The next Progress that will be sent to the Station, will be moved to its launch pad at the Baikonur Cosmodrome in Kazakhstan tomorrow for final preparations for its liftoff Monday at 2:09 p.m. EST. After a two-day journey, docking is scheduled on Wednesday, March 2, at 3:15 p.m. EST. NASA TV will provide live coverage of the docking beginning at 2:30 p.m. EST. This will be the 17th Progress to dock with the Station.

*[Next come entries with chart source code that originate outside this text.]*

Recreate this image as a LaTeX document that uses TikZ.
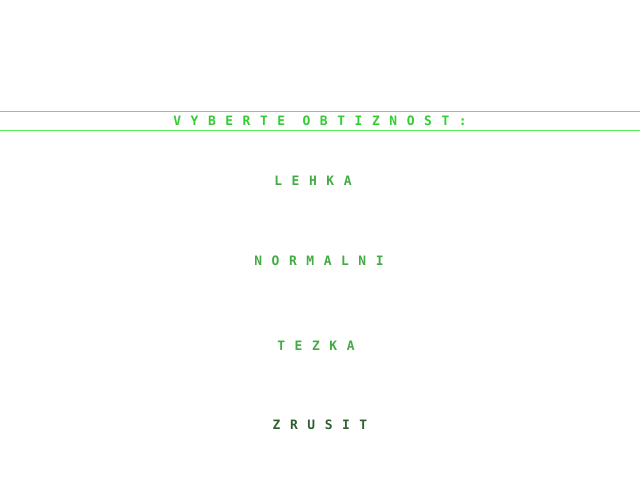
\documentclass[tikz,border=0pt]{standalone}
\usepackage{fontspec}
\usepackage{tikz}
\newfontfamily\menufont[LetterSpace=74]{DejaVu Sans Mono}
\definecolor{menuline}{HTML}{55EE55}
\definecolor{headgreen}{HTML}{33CC33}
\definecolor{itemgreen}{HTML}{44AA44}
\definecolor{cancelgreen}{HTML}{2F5F2F}

\begin{document}
\begin{tikzpicture}[x=0.025cm, y=-0.025cm, every node/.style={inner sep=0pt, font=\menufont\bfseries\fontsize{9.2}{10}\selectfont}]
  \useasboundingbox (0,0) rectangle (640,480);
  \draw [menuline, line width=0.7pt] (0,111) -- (640,111);
  \draw [menuline, line width=0.7pt] (0,130) -- (640,130);
  \node (title) [text=headgreen] at (320, 121) {VYBERTE OBTIZNOST:};
  \node (easy) [text=itemgreen] at (313, 181) {LEHKA};
  \node (normal) [text=itemgreen] at (319, 261) {NORMALNI};
  \node (hard) [text=itemgreen] at (316, 346) {TEZKA};
  \node (cancel) [text=cancelgreen] at (320, 425) {ZRUSIT};
\end{tikzpicture}
\end{document}
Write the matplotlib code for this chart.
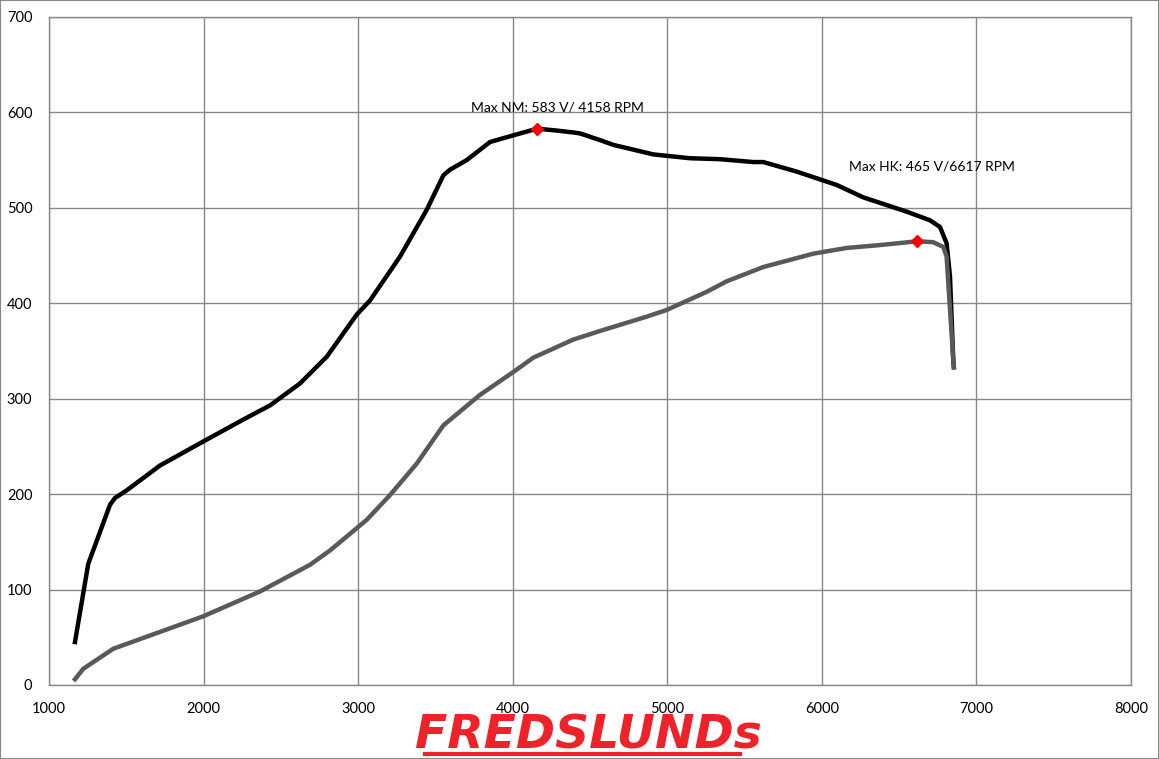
import matplotlib.pyplot as plt
from matplotlib.patches import Rectangle
from matplotlib.lines import Line2D

# Torque (NM) curve
rpm_nm = [1168, 1254, 1395, 1427, 1503, 1718, 1996, 2255, 2430, 2624, 2797, 2990,
          3077, 3271, 3444, 3551, 3594, 3702, 3853, 4004, 4158, 4285, 4392, 4435,
          4565, 4651, 4910, 5147, 5341, 5557, 5621, 5837, 6096, 6268, 6549, 6699,
          6764, 6807, 6829, 6850, 6854]
nm = [45, 127, 189, 196, 204, 230, 255, 278, 293, 316, 344, 388,
      403, 449, 498, 534, 540, 550, 569, 576, 583, 581, 579, 578,
      571, 566, 556, 552, 551, 548, 548, 538, 524, 511, 496, 487,
      480, 463, 428, 341, 333]

# Power (HK) curve
rpm_hk = [1168, 1222, 1416, 1998, 2365, 2689, 2818, 3055, 3206, 3379, 3551, 3788,
          4004, 4133, 4392, 4565, 4867, 4996, 5255, 5384, 5621, 5945, 6161, 6376,
          6617, 6721, 6786, 6807, 6850, 6854]
hk = [6, 17, 38, 72, 98, 126, 141, 173, 199, 232, 272, 304,
      328, 343, 362, 371, 386, 393, 412, 423, 438, 452, 458, 461,
      465, 464, 459, 449, 341, 333]

max_nm = (4158, 583)
max_hk = (6617, 465)

plt.rcParams['font.family'] = ['Lato', 'DejaVu Sans']

fig = plt.figure(figsize=(11.59, 7.59), dpi=100)
ax = fig.add_axes([49 / 1159, 1 - 685 / 759, (1131 - 49) / 1159, (685 - 17) / 759])

ax.plot(rpm_nm, nm, color='black', lw=3.2, solid_joinstyle='round', zorder=3)
ax.plot(rpm_hk, hk, color='#595959', lw=3.2, solid_joinstyle='round', zorder=3)
ax.plot(*max_nm, marker='D', color='#ff0000', ms=6, zorder=4)
ax.plot(*max_hk, marker='D', color='#ff0000', ms=6, zorder=4)

ax.text(4290, 605, 'Max NM: 583 V/ 4158 RPM', ha='center', va='center', fontsize=10)
ax.text(6712, 543, 'Max HK: 465 V/6617 RPM', ha='center', va='center', fontsize=10)

ax.set_xlim(1000, 8000)
ax.set_ylim(0, 700)
ax.set_xticks(range(1000, 8001, 1000))
ax.set_yticks(range(0, 701, 100))
ax.grid(True, color='#888888', lw=1)
ax.set_axisbelow(True)
for s in ax.spines.values():
    s.set_color('#888888')
    s.set_linewidth(1)
ax.tick_params(length=0, labelsize=10.5, pad=12)

# logo
fig.text(588 / 1159, 1 - 736 / 759, 'FREDSLUNDs', color='#ee2229', fontsize=34,
         fontweight='heavy', fontstyle='italic', family='DejaVu Sans',
         ha='center', va='center')
fig.add_artist(Line2D([425 / 1159, 740 / 1159], [1 - 754 / 759] * 2,
                      color='#ee2229', lw=3))

fig.add_artist(Rectangle((0, 0), 1, 1, transform=fig.transFigure, fill=False,
                         edgecolor='#888888', lw=1.5))

fig.savefig('out.png', dpi=100)
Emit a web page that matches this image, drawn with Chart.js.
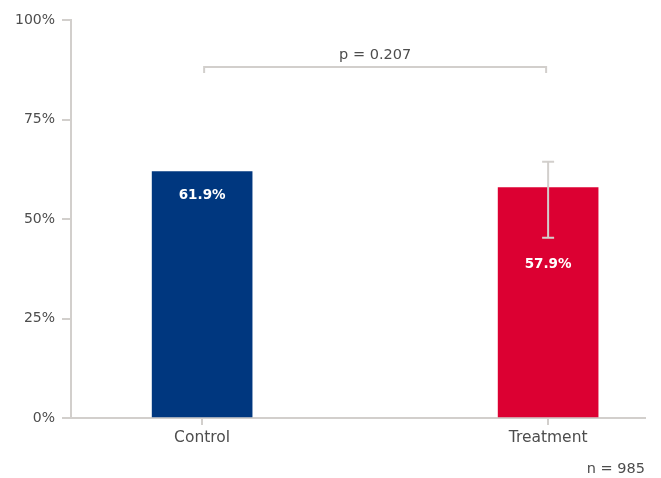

The new Progress is loaded with more than two tons of supplies and food, including 2,932 pounds of spare parts, equipment, experiment hardware and life support system gear, 386 pounds of propellent, 242 pounds of oxygen and air, and 1,071 pounds of water. Eighty six food containers are also loaded into the Progress, good for more than 160 days of additional provisions in the Station's pantry above what is already on board.

Among the other key U.S. items being carried to the Station on the supply ship is a new heat exchanger device for the cooling of U.S. spacesuits in the Quest Airlock. It will replace a heat exchanger that introduced rust in the suits last year, canceling Station spacewalks out of the U.S. segment. The new component will be installed by Chiao next month and checked out by the next crew, Expedition 11, to permit the airlock to be used again this summer. Also being delivered are digital cameras and lenses that the Expedition 11 crew will use to collect imagery of the heat-protective tiles of the Shuttle Discovery during its approach to the Station during this spring's Return to Flight mission, STS-114, prior to docking. That imagery will assist in helping mission managers determine whether Discovery's thermal protection system is intact and able to support a safe return to Earth.

Earlier today, engineers completed a two-day test of new software that was loaded into the Canadarm2 robotic arm last month to allow remote control operation of the space crane from Mission Control, rather than by the crew on board. The test was declared a success.

Chiao stood by at the robotic work station in the Destiny laboratory, ready to take over manual operation of the arm if necessary, but the automated commands loaded into the arm enabled Canadarm2 to move effortlessly throughout the demonstration. Its shoulder and wrist joints and its latching end effector were all exercised, verifying a new capability that may yield valuable data for designers of more complex robotic hardware for spacecraft that will support the Vision for Space Exploration.

Chiao also installed a rotor pump in one of the U.S. space suits on the Station today to configure it properly for its return to Earth on the STS-121 Shuttle mission to the outpost targeted for mid-July.

On the research front, Chiao conducted a session this week with the Dust and Aerosol Measurement Feasibility Test, or DAFT. The experiment, developed at NASA's Glenn Research Center in Cleveland, Ohio, is designed to test the effectiveness of a device that counts ultra-fine dust particles in a microgravity environment. This is a precursor to the next generation of fire detection equipment for space exploration vehicles.

The device, called a P-TrakŪ, counts the dust particles by passing dust-laden air through a chamber of vaporous isopropyl alcohol. When a droplet of alcohol condenses over an ultra-fine dust particle, the particle becomes large enough to break the light beam and be counted. NASA's payload operations team at NASA's Marshall Space Flight Center coordinates science activities on Space Station.